Wer in Frankfurt legal sprayen wolle, könne das am Ratswegkreisel tun, da habe man freie Gestaltungsmöglichkeiten, oder nach Absprache mit der Naxoshalle oder dem Sprayerladen Canpire in der Schulstraße eben auch an der Friedensbrücke, bei der man eine höhere Qualität voraussetze und ein Konzept, die Sprayerfläche sei etwas mehr „elitär“, sagt Becker. Ansonsten werde für Graffitikünstler mittwochnachmittags auch freies Sprayen an der Naxoshalle angeboten.

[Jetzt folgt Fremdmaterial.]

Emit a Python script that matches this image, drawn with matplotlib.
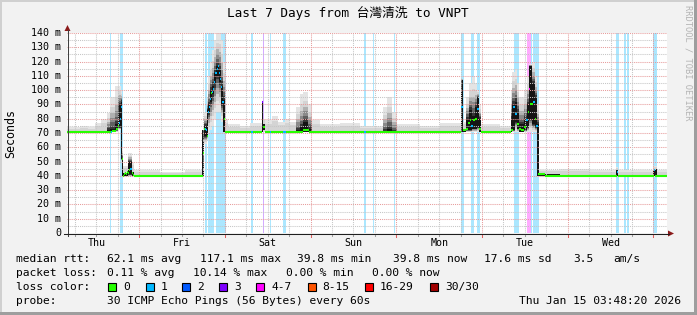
#Importing Required Libraries
import numpy as np
import matplotlib
matplotlib.use("Agg")
import matplotlib.pyplot as plt
from matplotlib.patches import Rectangle, Polygon
from matplotlib.lines import Line2D
from matplotlib.transforms import blended_transform_factory

plt.rcParams['font.family'] = ['DejaVu Sans Mono', 'Noto Sans CJK SC']

#Chart data: time in hours after Thu 00:00, rtt in ms
t_start = 3.8
t_end = 171.8
day_names = ["Thu", "Fri", "Sat", "Sun", "Mon", "Tue", "Wed"]
y_ticks = [0, 10, 20, 30, 40, 50, 60, 70, 80, 90, 100, 110, 120, 130, 140]

#median rtt steps and their loss level
med_t = [3.8, 16.1, 16.4, 17.5, 18.1, 18.4, 18.6, 18.9, 19.2, 19.5, 19.8, 20.0, 20.3, 20.6, 20.9, 21.2, 21.4, 22.0, 22.3, 22.6,
         41.9, 42.2, 42.4, 42.7, 43.0, 43.3, 43.6, 43.8, 44.1, 44.4, 44.7, 45.0, 45.2, 45.8, 46.1, 46.4, 46.6, 46.9, 47.2, 47.8, 48.0,
         55.3, 55.9, 58.4, 58.7, 59.2, 60.6, 60.9, 64.3, 65.1, 69.9, 71.6, 87.0, 87.5,
         114.1, 114.7, 115.5, 116.1, 116.6, 116.9, 117.5, 118.0, 118.6, 119.2, 119.7,
         128.1, 128.7, 129.2, 129.8, 130.4, 130.9, 131.8, 132.3, 132.9, 133.2, 133.4, 134.3, 134.8, 135.1, 135.7, 137.6,
         157.8, 158.1, 168.2, 168.4]
med_rtt = [71, 71, 71.5, 73, 75, 77, 80, 88, 52, 40, 41, 42, 41, 43, 42, 44, 45, 42, 40.5, 40,
           56, 73, 73, 72, 68, 85, 88, 94, 98, 99, 101, 106, 112, 115, 117, 112, 108, 102, 92, 80, 71,
           71, 71, 92, 74, 71, 71, 71, 71, 71, 72, 71, 71, 71,
           88, 72, 73, 77, 79, 75, 79, 80, 87, 73, 71,
           72, 88, 83, 76, 73, 72, 74, 79, 85, 101, 90, 92, 80, 75, 41, 40,
           43, 40, 44, 40]
med_loss = [0, 1, 0, 0, 0, 1, 1, 1, 0, 0, 0, 0, 0, 0, 0, 0, 1, 0, 0, 0,
            0, 0, 1, 1, 0, 1, 1, 1, 0, 1, 1, 1, 1, 1, 1, 1, 1, 1, 1, 0, 0,
            1, 0, 3, 0, 0, 1, 0, 1, 0, 0, 0, 1, 0,
            1, 0, 0, 0, 0, 1, 0, 0, 1, 0, 0,
            0, 1, 1, 0, 0, 0, 0, 1, 0, 4, 0, 1, 0, 1, 0, 0,
            1, 0, 1, 0]

#smoke (spread of the pings): outer range and dark core
smoke_t = [3.8, 7.4, 9.7, 11.6, 13.3, 15.0, 15.8, 17.2, 18.1, 18.9,
           19.2, 19.5, 20.9, 22.0, 22.6, 29.8, 36.8,
           41.6, 42.2, 43.0, 43.3, 43.8, 44.4, 45.0, 45.5, 46.4, 46.9, 47.5,
           48.0, 48.9, 52.2, 55.0, 58.4, 58.7, 59.2, 61.2, 62.9, 64.8,
           66.2, 67.9, 69.0, 69.9, 71.3, 72.4, 74.6, 80.2, 85.8,
           92.3, 93.4, 94.8, 96.2, 102.6, 108.2,
           114.1, 114.7, 115.5, 116.4, 117.2, 118.0, 118.6, 119.2, 119.7, 125.0,
           128.1, 128.4, 129.2, 129.8, 130.4, 131.8, 132.6, 133.2, 134.0, 134.8,
           135.4, 135.9, 141.8, 150.2, 157.5, 158.1, 164.2, 167.9, 169.0]
smoke_lo = [70.5, 70.5, 70.5, 70.5, 70.5, 70.5, 70.5, 70.5, 72, 50,
            39.5, 39.5, 39.5, 39.5, 39.5, 39.5, 39.5,
            39.5, 62, 65, 70, 72, 75, 80, 85, 85, 78, 70,
            70.5, 70.5, 70.5, 70.5, 70.5, 70.5, 70.5, 70.5, 70.5, 70.5,
            70.5, 70.5, 70.5, 70.5, 70.5, 70.5, 70.5, 70.5, 70.5,
            70.5, 70.5, 70.5, 70.5, 70.5, 70.5,
            70.5, 70.5, 70.5, 70.5, 70.5, 70.5, 70.5, 70.5, 70.5, 70.5,
            70.5, 70.5, 70.5, 70.5, 70.5, 70.5, 70.5, 70.5, 70.5, 70.5,
            39.5, 39.5, 39.5, 39.5, 39.5, 39.5, 39.5, 39.5, 39.5]
smoke_hi = [74, 75, 74, 77, 80, 84, 95, 103, 103, 100,
            60, 47, 56, 50, 44, 43, 44,
            72, 85, 95, 110, 120, 128, 135, 140, 140, 135, 120,
            80, 76, 75, 77, 92, 80, 79, 82, 78, 80,
            78, 88, 97, 99, 90, 79, 76, 77, 75,
            88, 95, 85, 76, 75, 77,
            108, 78, 95, 105, 109, 105, 100, 90, 76, 75,
            100, 113, 115, 105, 95, 100, 110, 118, 120, 110,
            90, 44, 45, 44, 46, 44, 44, 47, 44]
core_lo = [71, 71, 71, 71, 71, 71, 71, 72, 74, 52,
           40, 40, 41, 40, 40, 40, 40,
           40, 68, 68, 84, 92, 97, 104, 110, 106, 90, 71,
           71, 71, 71, 71, 71, 72, 71, 71, 71, 71,
           71, 71, 71, 71, 71, 71, 71, 71, 71,
           71, 71, 71, 71, 71, 71,
           71, 71, 72, 72, 73, 73, 74, 71, 71, 71,
           71, 72, 78, 73, 71, 72, 74, 80, 76, 74,
           40, 40, 40, 40, 40, 40, 40, 40, 40]
core_hi = [71, 71, 71, 71, 71, 72, 73, 76, 90, 92,
           52, 42, 50, 43, 40, 40, 40,
           72, 75, 86, 90, 100, 103, 112, 117, 114, 103, 93,
           71, 71, 71, 71, 92, 76, 71, 71, 71, 71,
           71, 72, 74, 78, 73, 71, 71, 71, 71,
           71, 73, 71, 71, 71, 71,
           107, 72, 80, 86, 82, 88, 95, 80, 71, 71,
           80, 90, 92, 85, 76, 80, 90, 117, 105, 95,
           76, 41, 40, 40, 44, 40, 40, 45, 40]

#packet loss bars
loss_start = [15.8, 18.6, 42.4, 43.3, 45.5, 55.3, 58.7, 60.6, 64.3, 87.0, 89.5, 95.4,
              114.1, 116.9, 118.6, 129.0, 132.6, 133.7, 134.3, 157.5, 159.8, 160.6, 167.9]
loss_end = [16.1, 19.5, 43.0, 45.0, 48.3, 55.9, 59.0, 61.0, 65.1, 87.5, 89.8, 95.7,
            115.0, 117.8, 119.4, 130.4, 133.6, 134.0, 136.0, 158.4, 160.3, 161.2, 169.0]
loss_level = [1, 1, 1, 1, 1, 1, 3, 1, 1, 1, 1, 1,
              1, 1, 1, 1, 4, 1, 1, 1, 1, 1, 1]

loss_labels = ["0", "1", "2", "3", "4-7", "8-15", "16-29", "30/30"]
loss_colors = ["#26ff00", "#00b8ff", "#0059ff", "#7e00ff", "#ff00ff", "#ff5500", "#ff0000", "#a10000"]

#Figure setup (sizes in pixels)
W, H = 697, 315
fig = plt.figure(figsize=(W / 100, H / 100), dpi=100)
fig.patch.set_facecolor("#f2f2f2")

def fx(x):
    return x / W

def fy(y):
    return 1 - y / H

#frame shading
fig.add_artist(Rectangle((0, fy(2)), 1, 2 / H, transform=fig.transFigure, fc="#d0d0d0", lw=0))
fig.add_artist(Rectangle((0, 0), 2 / W, 1, transform=fig.transFigure, fc="#d0d0d0", lw=0))
fig.add_artist(Rectangle((0, 0), 1, 3 / H, transform=fig.transFigure, fc="#9e9e9e", lw=0))
fig.add_artist(Rectangle((fx(W - 3), 0), 3 / W, 1, transform=fig.transFigure, fc="#9e9e9e", lw=0))

ax = fig.add_axes([fx(67), fy(233), 600 / W, 200 / H])
ax.set_facecolor("white")
ax.set_xlim(t_start, t_end)
ax.set_ylim(0, 140)
ax.set_xticks([])
ax.set_yticks([])
for s in ax.spines.values():
    s.set_visible(False)

#loss bars
for s, e, l in zip(loss_start, loss_end, loss_level):
    ax.axvspan(s, e, color=loss_colors[l], alpha=0.33, lw=0, zorder=1)

#smoke: light outer band, darker towards the core, dark shades only where the spread is wide
st = np.array(smoke_t + [t_end])
def ext(a):
    return np.array(a + [a[-1]], dtype=float)
lo, hi, clo, chi = ext(smoke_lo), ext(smoke_hi), ext(core_lo), ext(core_hi)
wide = (hi - lo) > 12
shades = ["#e4e4e4", "#d4d4d4", "#b0b0b0", "#8a8a8a", "#606060", "#363636"]
fracs = [0.0, 0.3, 0.5, 0.65, 0.8, 0.9]
for k, (f, c) in enumerate(zip(fracs, shades)):
    b = lo + (clo - lo) * f
    t = hi + (chi - hi) * f
    if k >= 2:
        t = np.where(wide, t, b)
    ax.fill_between(st, b, t, step="post", color=c, lw=0, zorder=3)
ax.fill_between(st, clo, chi, step="post", color="#141414", lw=0, zorder=3)

#grid
for y in range(5, 141, 5):
    major = y % 10 == 0
    ax.axhline(y, color="#e79c9c" if major else "#c6c6c6", lw=0.75, dashes=(1, 1), zorder=4)
for h in range(6, 172, 6):
    if h <= t_start:
        continue
    major = h % 24 == 0
    ax.axvline(h, color="#e79c9c" if major else "#c6c6c6", lw=0.75, dashes=(1, 1), zorder=4)

#median rtt coloured by loss
mt = med_t + [t_end]
for i in range(len(med_rtt)):
    ax.hlines(med_rtt[i], mt[i], mt[i + 1], colors=loss_colors[med_loss[i]], lw=1.5, zorder=5)

#axes with arrows
fig.add_artist(Line2D([fx(67.5), fx(67.5)], [fy(236), fy(30)], color="#404040", lw=0.75))
fig.add_artist(Line2D([fx(64), fx(669)], [fy(233.5), fy(233.5)], color="#202020", lw=0.75))
fig.add_artist(Polygon([[fx(64.5), fy(31)], [fx(70.5), fy(31)], [fx(67.5), fy(25)]],
                       transform=fig.transFigure, fc="#8b1a1a", lw=0))
fig.add_artist(Polygon([[fx(668), fy(230.5)], [fx(668), fy(236.5)], [fx(674), fy(233.5)]],
                       transform=fig.transFigure, fc="#8b1a1a", lw=0))

#x ticks and day labels
tx = blended_transform_factory(ax.transData, fig.transFigure)
for h in range(6, 172, 6):
    if h <= t_start:
        continue
    major = h % 24 == 0
    ax.add_line(Line2D([h, h], [fy(234), fy(237 if major else 236)], transform=tx,
                       color="#e06060" if major else "#a0a0a0", lw=0.75, clip_on=False))
for i, d in enumerate(day_names):
    ax.text(i * 24 + 12, fy(242.5), d, transform=tx, ha="center", va="center", fontsize=7.2)

#y tick labels
ty = blended_transform_factory(fig.transFigure, ax.transData)
for v in y_ticks:
    lab = "0" if v == 0 else "%d m" % v
    ax.text(fx(61), v, lab, transform=ty, ha="right", va="center", fontsize=7.2)

#titles
fig.text(fx(348), fy(13), "Last 7 Days from 台灣清洗 to VNPT", ha="center", va="center", fontsize=9.2)
fig.text(fx(11), fy(133), "Seconds", rotation=90, ha="center", va="center", fontsize=8.4)
fig.text(fx(688), fy(5), "RRDTOOL / TOBI OETIKER", rotation=270, ha="center", va="top",
         fontsize=6.3, color="#b4b4b4")

#legend
rows_y = [259, 273, 287, 301]
row1 = [("median rtt:", 16), ("62.1 ms avg", 107), ("117.1 ms max", 200), ("39.8 ms min", 297),
        ("39.8 ms now", 393), ("17.6 ms sd", 484), ("3.5", 573), ("am/s", 613)]
row2 = [("packet loss:", 16), ("0.11 % avg", 107), ("10.14 % max", 193), ("0.00 % min", 286),
        ("0.00 % now", 372)]
for txt, x in row1:
    fig.text(fx(x), fy(rows_y[0]), txt, ha="left", va="center", fontsize=8.1)
for txt, x in row2:
    fig.text(fx(x), fy(rows_y[1]), txt, ha="left", va="center", fontsize=8.1)

fig.text(fx(16), fy(rows_y[2]), "loss color:", ha="left", va="center", fontsize=8.1)
box_x = [108, 145.5, 182, 219, 256, 307.5, 365, 430]
for bx, lab, col in zip(box_x, loss_labels, loss_colors):
    fig.add_artist(Rectangle((fx(bx), fy(rows_y[2] + 4)), 8 / W, 8 / H, transform=fig.transFigure,
                             fc=col, ec="black", lw=0.8))
    fig.text(fx(bx + 15), fy(rows_y[2]), lab, ha="left", va="center", fontsize=8.1)

fig.text(fx(16), fy(rows_y[3]), "probe:", ha="left", va="center", fontsize=8.1)
fig.text(fx(107), fy(rows_y[3]), "30 ICMP Echo Pings (56 Bytes) every 60s", ha="left", va="center", fontsize=8.1)
fig.text(fx(681), fy(rows_y[3]), "Thu Jan 15 03:48:20 2026", ha="right", va="center", fontsize=8.1)

fig.savefig("out.png", dpi=100, facecolor=fig.get_facecolor())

„Für sie ist es ein großes Ding nach Europa fliegen zu dürfen und hier zu malen“, sagt Becker über seine chinesischen Kollegen. „Während wir hier mehr mit Buchstaben anfangen, haben sie diese Phase übersprungen und malen gleich ganz figürlich. Dafür gibt es ja auch mehr Anerkennung in der Bevölkerung“. CER etwa bewegt seine Spraydose nur ganz leicht, nimmt nur ein Stück Pappe zu Hilfe, um den Sprühnebel zu lenken und schon entstehen Bäume, beziehungsweise gleich ein Wald an der Wand. Wu San wird ein Baby mit Blume sprayen und Rexchl eine Comicszene mit Flugzeug.
Indes ist die Sprayerin SATR schon mit dem Kopf eines deutschen Schäferhundes weit gediehen. Mit entspannten Schwüngen hat sie per Spraydose dem Hund Kontur verliehen, es sieht so leicht aus und ist doch: Kunst.
Dickid nennt sich ein sehr lässig wirkender 36-jähriger Chinese mit Dreadlocks. Er hat den Künstleraustausch organisiert und sprayte am Dienstag selbst nicht. Normalerweise organisiert Dickid Hiphop-Events und managt einen Rapper. Er berichtet, dass die Graffitiszene in China nicht so groß sei, wie in Deutschland, aber sie sei dennoch rege. Man male eher stimmungsvolle Bilder, bringe Emotionen rüber, es gehe dabei weniger um Meinungsäußerung oder Systemkritik. Die meisten der chinesischen Künstler seien das erste Mal in Europa, es sei eine wunderbare Gelegenheit. Und nun entstehe sogar das erste chinesische Kunstwerk in Frankfurt. Dickid erhofft sich von der Städtepartnerschaft künftig einen weiteren Austausch der Frankfurter und Guangzhouer Künstler. Wie fruchtbar und farbenfroh eine solche Verbindung ist, kann man von Mittwochnachmittag an an der Friedensbrücke bestaunen.